Still, you can tell them you're not on Facebook and they'll never know. They'll only know if you make yourself searchable or start friending them. And even in that case you still have the right to say no. Just because nobody has already done that doesn't mean you can't. I never friend coworkers and it's a good policy that many people follow.
posted by bleep at 8:52 AM on July 18, 2016


I use a browser for facebook that I don't use for anything else... it also has adblockers installed. I don't use my VPN service for facebook reasons but I'm sure it helps too.
Once you're set up with a slightly fake name I recommend you install FB purity in your browser of choice and it cleans up all the ads and other nonsense and makes for a more minimal experience.

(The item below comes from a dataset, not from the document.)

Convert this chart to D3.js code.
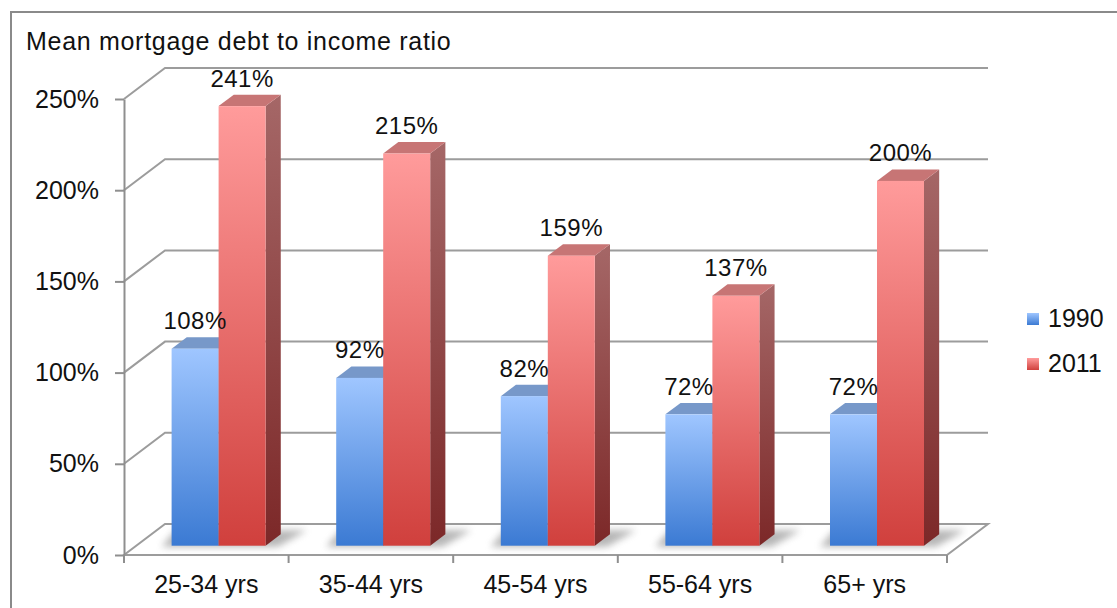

posted by yoHighness at 8:14 AM on July 19, 2016


If you want to see people's private events, they'll need to invite you, which means you'll need to be connected to them and for them to know who you are, which means you'll either need to be very pro active or use a recognizable (even if not real) name and email. I know one person who uses his name, no pictures, he has friends and he gets notifications for events notifications and private messaging, but he doesn't post any content nor browse at all anything that's not pushed to him as a notification (you could take the extra step of un-following people if you'd want the will power help). With that set up, I don't think there would be issues with adding co-workers if you wanted them to be able to share events. If its public events only that you're interested in, then I think this doesn't apply.